The COVID-19 Genomic Consortium of the UK has found that the G614 variant spread 1.22 times faster than the D variant. The consortium sequenced 30,000 genomes of the SARS-CoV-2. The Cell paper also said that the G variant is more infectious and the viral loads are also found to be higher than the original D strain. Nevertheless, this does not increase the severity of the disease. They have also turned to lab experiments with cell cultures where they have found that the G variant is more efficient in entering the cell than the D one.
University of Massachusetts Medical School’s Jeremy Luban also found similar results. The G614 confers a slight change in the shape of the spike protein which eases the fusion of the viral spike protein with the human cell surface. Luban and others’ experiment shows that the G variant is 3 to 6 times more infectious.
However, all these experiments are conducted on cell lines. The findings on cell lines may not replicate as such in real life situations inside the body. In laboratory cell lines, there is only a specific type of cell that the experiments are carried on. But, the human body has a vast array of cells, including the immune cells, and what we get in a lab cell line may not exactly translate in the human cell milieu.
To probe whether the dominant G variant, which was absent four months back, can actually cause greater transmissibility of the novel coronavirus in real life, one way is to conduct experiments on animals. In it, animals like ferrets or monkeys have to be exposed to the D and the G variants and then see how much virus they shed in the case of each variant. Interestingly, in Dutch mink farms, the virus has transmitted from humans to the minks at different times. Out of five times the virus was transmitted to the minks from humans, twice it was the D variant while thrice, it turned out to be the G variant.
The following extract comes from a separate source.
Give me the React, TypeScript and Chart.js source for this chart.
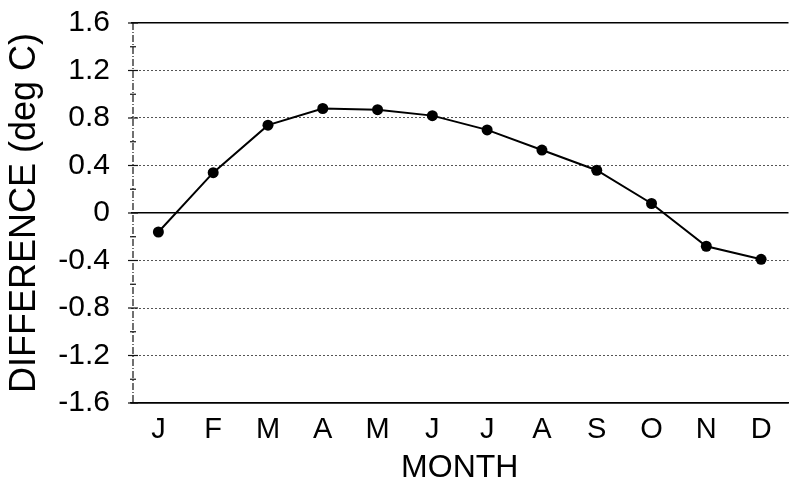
import { useEffect, useRef } from 'react';
import { Chart, registerables } from 'chart.js';

Chart.register(...registerables);

const months = ['J', 'F', 'M', 'A', 'M', 'J', 'J', 'A', 'S', 'O', 'N', 'D'];
const difference = [-0.16, 0.34, 0.74, 0.88, 0.87, 0.82, 0.7, 0.53, 0.36, 0.08, -0.28, -0.39];
const yTickValues = [-1.6, -1.2, -0.8, -0.4, 0, 0.4, 0.8, 1.2, 1.6];
const yMinorValues = [-1.4, -1.0, -0.6, -0.2, 0.2, 0.6, 1.0, 1.4];

const FONT = "'Liberation Sans', Arial, Helvetica, sans-serif";

const yAxisPlugin = {
  id: 'yAxisDashDot',
  afterDraw(chart: any) {
    const { ctx, chartArea, scales } = chart;
    const y = scales.y;
    const x0 = chartArea.left + 2;
    ctx.save();
    ctx.strokeStyle = '#111';
    ctx.lineWidth = 1.2;
    ctx.setLineDash([7, 2, 1, 2]);
    ctx.beginPath();
    ctx.moveTo(x0, chartArea.top);
    ctx.lineTo(x0, chartArea.bottom);
    ctx.stroke();
    ctx.setLineDash([]);
    ctx.lineWidth = 1.2;
    yTickValues.forEach((v) => {
      const py = y.getPixelForValue(v);
      ctx.beginPath();
      ctx.moveTo(x0 - 5, py);
      ctx.lineTo(x0 + 5, py);
      ctx.stroke();
    });
    yMinorValues.forEach((v) => {
      const py = y.getPixelForValue(v);
      ctx.beginPath();
      ctx.moveTo(x0 - 3, py);
      ctx.lineTo(x0 + 3, py);
      ctx.stroke();
    });
    ctx.restore();
  },
};

export default function App() {
  const canvasRef = useRef<HTMLCanvasElement | null>(null);

  useEffect(() => {
    document.body.style.margin = '0';
    const canvas = canvasRef.current;
    if (!canvas) return;
    const chart = new Chart(canvas, {
      type: 'line',
      data: {
        labels: months,
        datasets: [
          {
            data: difference,
            borderColor: '#000',
            backgroundColor: '#000',
            borderWidth: 2,
            pointRadius: 5.5,
            pointHoverRadius: 5.5,
            pointBackgroundColor: '#000',
            pointBorderColor: '#000',
            pointBorderWidth: 0,
            tension: 0,
          },
        ],
      },
      options: {
        responsive: false,
        animation: false,
        layout: { padding: { top: 23, left: 0, right: 0, bottom: 0 } },
        plugins: {
          legend: { display: false },
          tooltip: { enabled: false },
        },
        scales: {
          x: {
            type: 'category',
            offset: true,
            grid: { display: true, drawOnChartArea: false, drawTicks: false },
            border: { display: true, color: '#000', width: 1.5 },
            ticks: {
              color: '#000',
              padding: 10,
              font: { family: FONT, size: 29 },
              maxRotation: 0,
              autoSkip: false,
            },
            title: {
              display: true,
              text: 'MONTH',
              color: '#000',
              font: { family: FONT, size: 32 },
              padding: { top: 0, bottom: 0 },
            },
            afterFit(scale: any) {
              scale.height = 84;
              scale.paddingLeft = 0;
              scale.paddingRight = 0;
            },
          },
          y: {
            min: -1.6,
            max: 1.6,
            afterBuildTicks(scale: any) {
              scale.ticks = yTickValues.map((v) => ({ value: v }));
            },
            grid: {
              drawTicks: false,
              color: (ctx: any) => {
                const v = ctx.tick ? ctx.tick.value : null;
                if (v === 0 || v === 1.6 || v === -1.6) return '#000';
                return '#555';
              },
              lineWidth: (ctx: any) => {
                const v = ctx.tick ? ctx.tick.value : null;
                if (v === 0 || v === 1.6 || v === -1.6) return 1.5;
                return 1;
              },
            },
            border: {
              display: false,
              dash: (ctx: any) => {
                const v = ctx.tick ? ctx.tick.value : null;
                if (v === 0 || v === 1.6 || v === -1.6 || v === null) return [];
                return [2, 2];
              },
            },
            ticks: {
              color: '#000',
              padding: 21,
              font: { family: FONT, size: 30 },
              callback: (value: any) => {
                const v = Number(value);
                return Math.abs(v) < 1e-9 ? '0' : v.toFixed(1);
              },
            },
            title: {
              display: true,
              text: 'DIFFERENCE (deg C)',
              color: '#000',
              font: { family: FONT, size: 36 },
              padding: { top: 3, bottom: 0 },
            },
            afterFit(scale: any) {
              scale.width = 131;
              scale.paddingTop = 0;
              scale.paddingBottom = 0;
            },
          },
        },
      },
      plugins: [yAxisPlugin],
    });
    return () => chart.destroy();
  }, []);

  return (
    <div style={{ width: 794, height: 487 }}>
      <canvas ref={canvasRef} width={794} height={487} style={{ display: 'block' }} />
    </div>
  );
}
However, the present data shows that the G variant has somehow managed to outnumber the D variant globally. If this truly indicates greater transmissibility of the virus, but with less severity, then it could mean something better for the people. But, more evidence is needed to come to such a conclusion. Moreover, it can be useful from a vaccine point of view. When a specific strain dominates the world, vaccine production could be focussed on that variant.